* EXERCISE DESCRIPTION *
Copy from the first line below down to and including the line with "const commaFmt = d". Skip the pictures.

* INFORMATION SUPPLIED *
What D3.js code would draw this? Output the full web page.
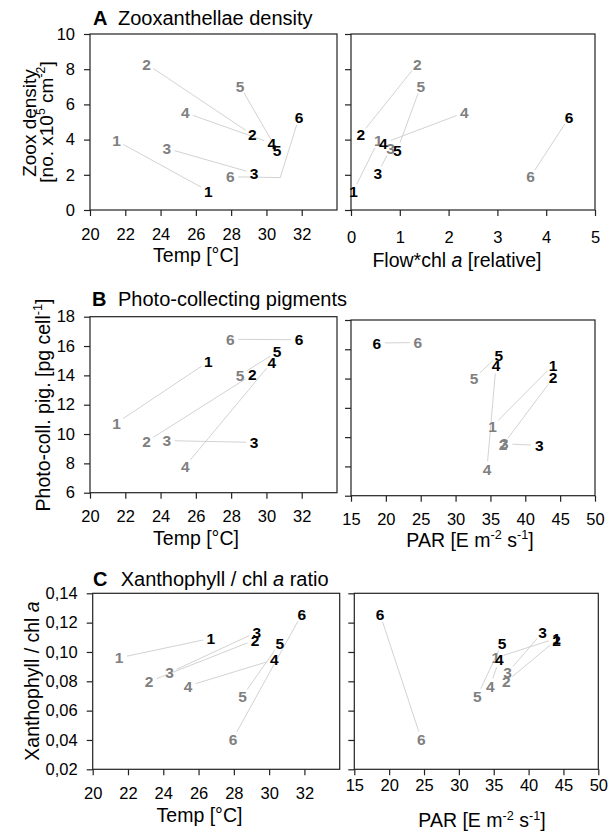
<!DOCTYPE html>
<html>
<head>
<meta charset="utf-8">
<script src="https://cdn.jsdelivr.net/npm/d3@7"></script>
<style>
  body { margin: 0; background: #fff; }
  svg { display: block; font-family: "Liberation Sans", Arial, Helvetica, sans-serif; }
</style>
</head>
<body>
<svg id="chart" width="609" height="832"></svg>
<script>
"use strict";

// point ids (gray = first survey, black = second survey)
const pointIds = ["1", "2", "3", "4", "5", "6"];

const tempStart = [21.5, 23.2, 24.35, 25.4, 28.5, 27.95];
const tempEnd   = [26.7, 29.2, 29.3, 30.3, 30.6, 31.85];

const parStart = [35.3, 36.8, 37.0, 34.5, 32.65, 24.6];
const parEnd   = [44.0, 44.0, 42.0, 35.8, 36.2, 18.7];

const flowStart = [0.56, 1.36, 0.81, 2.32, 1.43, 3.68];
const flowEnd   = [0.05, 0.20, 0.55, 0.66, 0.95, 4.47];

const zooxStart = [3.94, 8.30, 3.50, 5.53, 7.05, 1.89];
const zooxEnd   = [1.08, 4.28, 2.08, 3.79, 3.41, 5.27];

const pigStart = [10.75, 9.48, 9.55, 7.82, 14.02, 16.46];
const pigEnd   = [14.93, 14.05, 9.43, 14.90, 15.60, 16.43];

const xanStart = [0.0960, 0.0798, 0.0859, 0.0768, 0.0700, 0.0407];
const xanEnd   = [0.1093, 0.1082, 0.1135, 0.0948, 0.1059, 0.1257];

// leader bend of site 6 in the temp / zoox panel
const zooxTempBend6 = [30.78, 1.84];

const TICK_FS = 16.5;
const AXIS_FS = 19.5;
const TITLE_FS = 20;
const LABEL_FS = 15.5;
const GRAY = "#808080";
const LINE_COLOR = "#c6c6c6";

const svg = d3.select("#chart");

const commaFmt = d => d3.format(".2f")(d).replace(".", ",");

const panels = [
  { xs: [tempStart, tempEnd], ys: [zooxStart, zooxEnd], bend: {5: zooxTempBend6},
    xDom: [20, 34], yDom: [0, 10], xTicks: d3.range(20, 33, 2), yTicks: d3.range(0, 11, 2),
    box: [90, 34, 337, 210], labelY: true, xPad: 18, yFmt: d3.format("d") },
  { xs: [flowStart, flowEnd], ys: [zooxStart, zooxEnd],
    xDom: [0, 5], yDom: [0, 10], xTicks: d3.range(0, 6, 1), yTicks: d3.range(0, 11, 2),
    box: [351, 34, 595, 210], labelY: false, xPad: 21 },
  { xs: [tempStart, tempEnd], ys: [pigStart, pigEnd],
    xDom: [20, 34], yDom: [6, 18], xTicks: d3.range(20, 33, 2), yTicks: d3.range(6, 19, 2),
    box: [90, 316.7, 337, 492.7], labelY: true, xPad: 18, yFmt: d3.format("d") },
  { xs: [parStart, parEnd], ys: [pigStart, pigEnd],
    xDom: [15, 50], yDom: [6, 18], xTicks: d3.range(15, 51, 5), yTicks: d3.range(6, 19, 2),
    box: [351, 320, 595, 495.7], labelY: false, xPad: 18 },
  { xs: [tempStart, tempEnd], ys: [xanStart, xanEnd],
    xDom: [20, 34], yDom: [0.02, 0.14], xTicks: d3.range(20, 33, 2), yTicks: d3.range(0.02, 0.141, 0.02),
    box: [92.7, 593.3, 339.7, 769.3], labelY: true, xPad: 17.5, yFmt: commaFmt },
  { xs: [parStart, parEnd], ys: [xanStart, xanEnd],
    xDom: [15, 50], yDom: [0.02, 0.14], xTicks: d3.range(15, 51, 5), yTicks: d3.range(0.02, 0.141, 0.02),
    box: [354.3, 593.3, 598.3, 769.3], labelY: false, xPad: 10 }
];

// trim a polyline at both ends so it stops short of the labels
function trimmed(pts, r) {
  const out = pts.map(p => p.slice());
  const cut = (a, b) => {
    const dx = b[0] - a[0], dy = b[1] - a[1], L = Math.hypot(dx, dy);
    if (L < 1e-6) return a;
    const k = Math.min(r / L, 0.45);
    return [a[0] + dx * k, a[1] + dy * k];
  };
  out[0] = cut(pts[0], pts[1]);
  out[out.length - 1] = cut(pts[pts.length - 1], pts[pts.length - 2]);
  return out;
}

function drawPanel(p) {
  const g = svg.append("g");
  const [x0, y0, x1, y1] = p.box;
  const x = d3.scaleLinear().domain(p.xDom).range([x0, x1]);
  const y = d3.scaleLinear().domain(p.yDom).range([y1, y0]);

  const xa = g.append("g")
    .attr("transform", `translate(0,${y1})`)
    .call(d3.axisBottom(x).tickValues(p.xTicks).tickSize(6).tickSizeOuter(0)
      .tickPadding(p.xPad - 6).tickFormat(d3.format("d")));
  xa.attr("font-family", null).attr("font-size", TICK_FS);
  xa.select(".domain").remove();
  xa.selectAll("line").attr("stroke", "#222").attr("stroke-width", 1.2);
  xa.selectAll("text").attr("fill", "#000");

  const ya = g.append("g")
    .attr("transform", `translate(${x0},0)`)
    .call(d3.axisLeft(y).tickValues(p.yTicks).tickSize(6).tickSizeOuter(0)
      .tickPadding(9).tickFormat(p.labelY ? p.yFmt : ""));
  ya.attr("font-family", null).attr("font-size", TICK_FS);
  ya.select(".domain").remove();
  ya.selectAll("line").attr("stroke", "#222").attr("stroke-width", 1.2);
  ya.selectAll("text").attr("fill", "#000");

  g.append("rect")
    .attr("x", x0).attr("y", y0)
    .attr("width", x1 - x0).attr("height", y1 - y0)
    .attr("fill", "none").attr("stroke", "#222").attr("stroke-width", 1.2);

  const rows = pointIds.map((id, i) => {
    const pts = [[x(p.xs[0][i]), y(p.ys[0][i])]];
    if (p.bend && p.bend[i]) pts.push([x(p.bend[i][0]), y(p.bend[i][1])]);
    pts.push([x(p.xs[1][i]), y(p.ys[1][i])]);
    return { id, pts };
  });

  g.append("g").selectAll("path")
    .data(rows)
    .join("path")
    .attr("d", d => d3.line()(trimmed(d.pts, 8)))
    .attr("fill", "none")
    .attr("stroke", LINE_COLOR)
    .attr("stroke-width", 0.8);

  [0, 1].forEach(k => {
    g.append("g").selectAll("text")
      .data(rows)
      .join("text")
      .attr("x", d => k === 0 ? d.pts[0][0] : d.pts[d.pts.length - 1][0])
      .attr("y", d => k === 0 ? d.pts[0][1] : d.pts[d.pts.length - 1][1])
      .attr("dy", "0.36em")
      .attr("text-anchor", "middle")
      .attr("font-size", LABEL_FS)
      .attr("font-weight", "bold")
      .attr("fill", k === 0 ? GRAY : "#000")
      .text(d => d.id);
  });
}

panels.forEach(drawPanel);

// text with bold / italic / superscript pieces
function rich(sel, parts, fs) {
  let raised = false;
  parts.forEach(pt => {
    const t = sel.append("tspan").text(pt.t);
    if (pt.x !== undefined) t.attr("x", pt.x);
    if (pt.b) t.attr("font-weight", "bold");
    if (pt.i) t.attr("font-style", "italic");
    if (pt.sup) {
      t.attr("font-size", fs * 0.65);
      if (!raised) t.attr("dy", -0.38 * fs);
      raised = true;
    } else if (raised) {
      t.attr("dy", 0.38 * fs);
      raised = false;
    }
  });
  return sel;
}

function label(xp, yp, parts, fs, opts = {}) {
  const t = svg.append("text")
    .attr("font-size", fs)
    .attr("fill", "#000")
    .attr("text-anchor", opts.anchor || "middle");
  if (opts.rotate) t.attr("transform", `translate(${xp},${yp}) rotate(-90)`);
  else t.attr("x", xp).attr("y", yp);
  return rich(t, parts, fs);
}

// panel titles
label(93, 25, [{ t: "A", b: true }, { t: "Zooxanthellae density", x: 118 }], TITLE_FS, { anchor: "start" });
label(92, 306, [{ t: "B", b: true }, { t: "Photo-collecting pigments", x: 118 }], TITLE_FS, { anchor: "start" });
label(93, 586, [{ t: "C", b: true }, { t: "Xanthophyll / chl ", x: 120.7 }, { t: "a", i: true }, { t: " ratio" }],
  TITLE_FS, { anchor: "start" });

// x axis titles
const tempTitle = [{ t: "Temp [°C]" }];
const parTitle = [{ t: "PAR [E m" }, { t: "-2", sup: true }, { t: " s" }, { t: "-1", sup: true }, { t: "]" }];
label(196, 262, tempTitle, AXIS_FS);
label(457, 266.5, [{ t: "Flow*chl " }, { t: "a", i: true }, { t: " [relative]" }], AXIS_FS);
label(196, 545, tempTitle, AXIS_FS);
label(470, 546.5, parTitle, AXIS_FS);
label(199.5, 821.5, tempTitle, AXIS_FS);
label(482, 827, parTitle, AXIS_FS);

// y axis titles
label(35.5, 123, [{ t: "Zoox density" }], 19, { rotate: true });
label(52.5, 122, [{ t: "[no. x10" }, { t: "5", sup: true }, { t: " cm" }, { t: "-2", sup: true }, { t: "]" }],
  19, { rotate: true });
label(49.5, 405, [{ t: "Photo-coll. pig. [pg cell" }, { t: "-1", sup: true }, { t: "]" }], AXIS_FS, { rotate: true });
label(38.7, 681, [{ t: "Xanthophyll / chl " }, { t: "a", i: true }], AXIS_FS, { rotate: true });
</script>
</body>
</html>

* FINAL RESULT *
What D3.js code would draw this? Output the full web page.
<!DOCTYPE html>
<html>
<head>
<meta charset="utf-8">
<script src="https://cdn.jsdelivr.net/npm/d3@7"></script>
<style>
  body { margin: 0; background: #fff; }
  svg { display: block; font-family: "Liberation Sans", Arial, Helvetica, sans-serif; }
</style>
</head>
<body>
<svg id="chart" width="609" height="832"></svg>
<script>
"use strict";

// point ids (gray = first survey, black = second survey)
const pointIds = ["1", "2", "3", "4", "5", "6"];

const tempStart = [21.5, 23.2, 24.35, 25.4, 28.5, 27.95];
const tempEnd   = [26.7, 29.2, 29.3, 30.3, 30.6, 31.85];

const parStart = [35.3, 36.8, 37.0, 34.5, 32.65, 24.6];
const parEnd   = [44.0, 44.0, 42.0, 35.8, 36.2, 18.7];

const flowStart = [0.56, 1.36, 0.81, 2.32, 1.43, 3.68];
const flowEnd   = [0.05, 0.20, 0.55, 0.66, 0.95, 4.47];

const zooxStart = [3.94, 8.30, 3.50, 5.53, 7.05, 1.89];
const zooxEnd   = [1.08, 4.28, 2.08, 3.79, 3.41, 5.27];

const pigStart = [10.75, 9.48, 9.55, 7.82, 14.02, 16.46];
const pigEnd   = [14.93, 14.05, 9.43, 14.90, 15.60, 16.43];

const xanStart = [0.0960, 0.0798, 0.0859, 0.0768, 0.0700, 0.0407];
const xanEnd   = [0.1093, 0.1082, 0.1135, 0.0948, 0.1059, 0.1257];

// leader bend of site 6 in the temp / zoox panel
const zooxTempBend6 = [30.78, 1.84];

const TICK_FS = 16.5;
const AXIS_FS = 19.5;
const TITLE_FS = 20;
const LABEL_FS = 15.5;
const GRAY = "#808080";
const LINE_COLOR = "#c6c6c6";

const svg = d3.select("#chart");

const commaFmt = d => d3.format(".2f")(d).replace(".", ",");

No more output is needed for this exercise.